- TASK BRIEF -
Leave out the pictures and set down exactly the lines from the start of the listing through the one with "(0,0) rectangle (1231,789);", both included.

::: MATERIAL TO PROCESS

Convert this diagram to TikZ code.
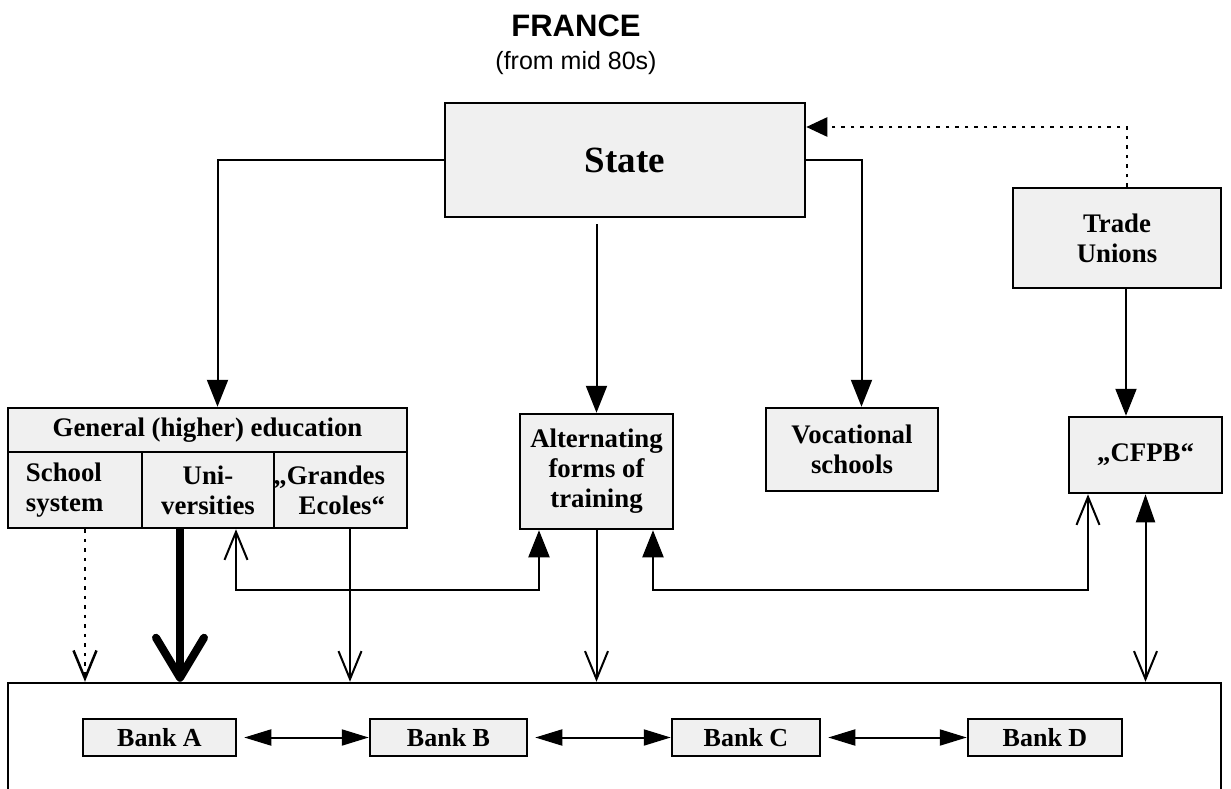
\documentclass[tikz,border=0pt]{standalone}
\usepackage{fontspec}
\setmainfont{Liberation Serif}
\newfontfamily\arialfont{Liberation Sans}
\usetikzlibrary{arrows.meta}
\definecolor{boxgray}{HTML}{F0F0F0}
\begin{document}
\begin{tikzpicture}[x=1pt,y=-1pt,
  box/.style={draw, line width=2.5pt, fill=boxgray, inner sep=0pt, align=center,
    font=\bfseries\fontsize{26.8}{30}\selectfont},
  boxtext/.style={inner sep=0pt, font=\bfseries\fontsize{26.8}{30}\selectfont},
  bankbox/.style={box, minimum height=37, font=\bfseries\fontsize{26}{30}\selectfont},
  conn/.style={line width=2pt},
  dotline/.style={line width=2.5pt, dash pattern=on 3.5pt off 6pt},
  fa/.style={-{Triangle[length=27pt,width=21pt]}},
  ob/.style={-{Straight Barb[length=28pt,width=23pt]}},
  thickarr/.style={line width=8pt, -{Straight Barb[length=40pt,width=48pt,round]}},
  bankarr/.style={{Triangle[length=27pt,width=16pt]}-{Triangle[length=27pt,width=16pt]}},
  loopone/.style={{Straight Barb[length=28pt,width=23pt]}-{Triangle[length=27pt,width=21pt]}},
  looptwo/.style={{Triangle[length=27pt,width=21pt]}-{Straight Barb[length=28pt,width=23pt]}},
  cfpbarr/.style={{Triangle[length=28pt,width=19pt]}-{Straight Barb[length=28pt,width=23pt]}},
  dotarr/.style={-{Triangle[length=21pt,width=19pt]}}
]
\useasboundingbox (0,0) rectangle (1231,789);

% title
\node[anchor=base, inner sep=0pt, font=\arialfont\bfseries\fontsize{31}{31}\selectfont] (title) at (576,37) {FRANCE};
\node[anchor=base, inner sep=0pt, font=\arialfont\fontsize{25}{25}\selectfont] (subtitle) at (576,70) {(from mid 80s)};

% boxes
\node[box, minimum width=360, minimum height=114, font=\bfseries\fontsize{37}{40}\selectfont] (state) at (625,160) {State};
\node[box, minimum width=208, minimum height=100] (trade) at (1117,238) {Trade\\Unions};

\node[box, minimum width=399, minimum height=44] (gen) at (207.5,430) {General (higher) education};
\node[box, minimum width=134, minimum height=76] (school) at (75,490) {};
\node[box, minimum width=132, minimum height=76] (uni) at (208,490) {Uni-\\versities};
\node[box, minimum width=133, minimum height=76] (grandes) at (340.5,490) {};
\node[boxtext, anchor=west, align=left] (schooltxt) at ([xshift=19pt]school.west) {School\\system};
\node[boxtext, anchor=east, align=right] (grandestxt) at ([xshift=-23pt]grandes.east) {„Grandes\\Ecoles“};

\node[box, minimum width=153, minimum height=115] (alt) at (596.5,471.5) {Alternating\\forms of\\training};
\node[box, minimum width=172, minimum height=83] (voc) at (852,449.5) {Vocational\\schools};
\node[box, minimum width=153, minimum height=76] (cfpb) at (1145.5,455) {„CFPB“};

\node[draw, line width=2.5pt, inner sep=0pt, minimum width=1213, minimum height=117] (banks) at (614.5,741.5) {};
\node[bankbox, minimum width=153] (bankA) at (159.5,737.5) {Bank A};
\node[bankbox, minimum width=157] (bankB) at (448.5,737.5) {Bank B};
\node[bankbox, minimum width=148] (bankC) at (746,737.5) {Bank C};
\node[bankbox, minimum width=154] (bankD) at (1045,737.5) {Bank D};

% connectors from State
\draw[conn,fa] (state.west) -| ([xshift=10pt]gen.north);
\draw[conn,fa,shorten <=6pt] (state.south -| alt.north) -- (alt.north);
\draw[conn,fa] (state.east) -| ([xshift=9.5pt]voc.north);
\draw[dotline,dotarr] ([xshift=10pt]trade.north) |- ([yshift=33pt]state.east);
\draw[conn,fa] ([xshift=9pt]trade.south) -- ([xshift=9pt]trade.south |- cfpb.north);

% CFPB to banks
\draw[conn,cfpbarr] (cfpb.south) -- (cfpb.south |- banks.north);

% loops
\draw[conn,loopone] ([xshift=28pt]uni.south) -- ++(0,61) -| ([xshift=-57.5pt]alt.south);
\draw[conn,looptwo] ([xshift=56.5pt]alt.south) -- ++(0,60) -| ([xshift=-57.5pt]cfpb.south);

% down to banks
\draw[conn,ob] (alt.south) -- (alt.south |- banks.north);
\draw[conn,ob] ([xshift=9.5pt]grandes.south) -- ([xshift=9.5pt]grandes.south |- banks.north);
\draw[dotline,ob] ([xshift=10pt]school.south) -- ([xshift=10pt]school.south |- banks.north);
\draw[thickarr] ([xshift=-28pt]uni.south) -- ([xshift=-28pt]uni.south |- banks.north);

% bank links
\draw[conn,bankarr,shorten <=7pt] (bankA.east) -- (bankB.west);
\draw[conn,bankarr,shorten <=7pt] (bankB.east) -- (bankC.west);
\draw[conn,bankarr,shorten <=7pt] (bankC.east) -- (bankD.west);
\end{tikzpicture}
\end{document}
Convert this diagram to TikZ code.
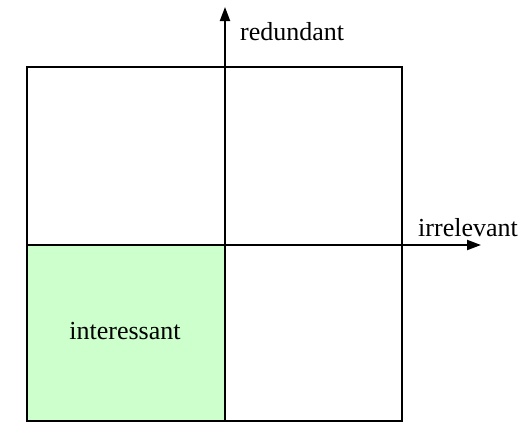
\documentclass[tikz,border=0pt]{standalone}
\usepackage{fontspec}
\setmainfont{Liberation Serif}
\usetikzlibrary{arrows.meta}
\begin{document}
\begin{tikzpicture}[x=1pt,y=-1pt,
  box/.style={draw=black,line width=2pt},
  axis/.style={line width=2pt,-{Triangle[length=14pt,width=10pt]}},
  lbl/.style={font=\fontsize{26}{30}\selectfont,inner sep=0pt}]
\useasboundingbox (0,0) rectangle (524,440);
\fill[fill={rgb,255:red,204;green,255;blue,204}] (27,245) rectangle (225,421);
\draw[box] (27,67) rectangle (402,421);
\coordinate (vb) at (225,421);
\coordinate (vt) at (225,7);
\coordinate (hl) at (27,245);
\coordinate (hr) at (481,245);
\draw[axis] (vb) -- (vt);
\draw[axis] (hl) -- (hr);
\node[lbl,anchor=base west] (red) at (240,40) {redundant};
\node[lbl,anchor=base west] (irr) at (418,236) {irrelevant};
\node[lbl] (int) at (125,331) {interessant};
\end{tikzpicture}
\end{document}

::::::

- EXERCISE SOLUTION -
Convert this diagram to TikZ code.
\documentclass[tikz,border=0pt]{standalone}
\usepackage{fontspec}
\setmainfont{Liberation Serif}
\newfontfamily\arialfont{Liberation Sans}
\usetikzlibrary{arrows.meta}
\definecolor{boxgray}{HTML}{F0F0F0}
\begin{document}
\begin{tikzpicture}[x=1pt,y=-1pt,
  box/.style={draw, line width=2.5pt, fill=boxgray, inner sep=0pt, align=center,
    font=\bfseries\fontsize{26.8}{30}\selectfont},
  boxtext/.style={inner sep=0pt, font=\bfseries\fontsize{26.8}{30}\selectfont},
  bankbox/.style={box, minimum height=37, font=\bfseries\fontsize{26}{30}\selectfont},
  conn/.style={line width=2pt},
  dotline/.style={line width=2.5pt, dash pattern=on 3.5pt off 6pt},
  fa/.style={-{Triangle[length=27pt,width=21pt]}},
  ob/.style={-{Straight Barb[length=28pt,width=23pt]}},
  thickarr/.style={line width=8pt, -{Straight Barb[length=40pt,width=48pt,round]}},
  bankarr/.style={{Triangle[length=27pt,width=16pt]}-{Triangle[length=27pt,width=16pt]}},
  loopone/.style={{Straight Barb[length=28pt,width=23pt]}-{Triangle[length=27pt,width=21pt]}},
  looptwo/.style={{Triangle[length=27pt,width=21pt]}-{Straight Barb[length=28pt,width=23pt]}},
  cfpbarr/.style={{Triangle[length=28pt,width=19pt]}-{Straight Barb[length=28pt,width=23pt]}},
  dotarr/.style={-{Triangle[length=21pt,width=19pt]}}
]
\useasboundingbox (0,0) rectangle (1231,789);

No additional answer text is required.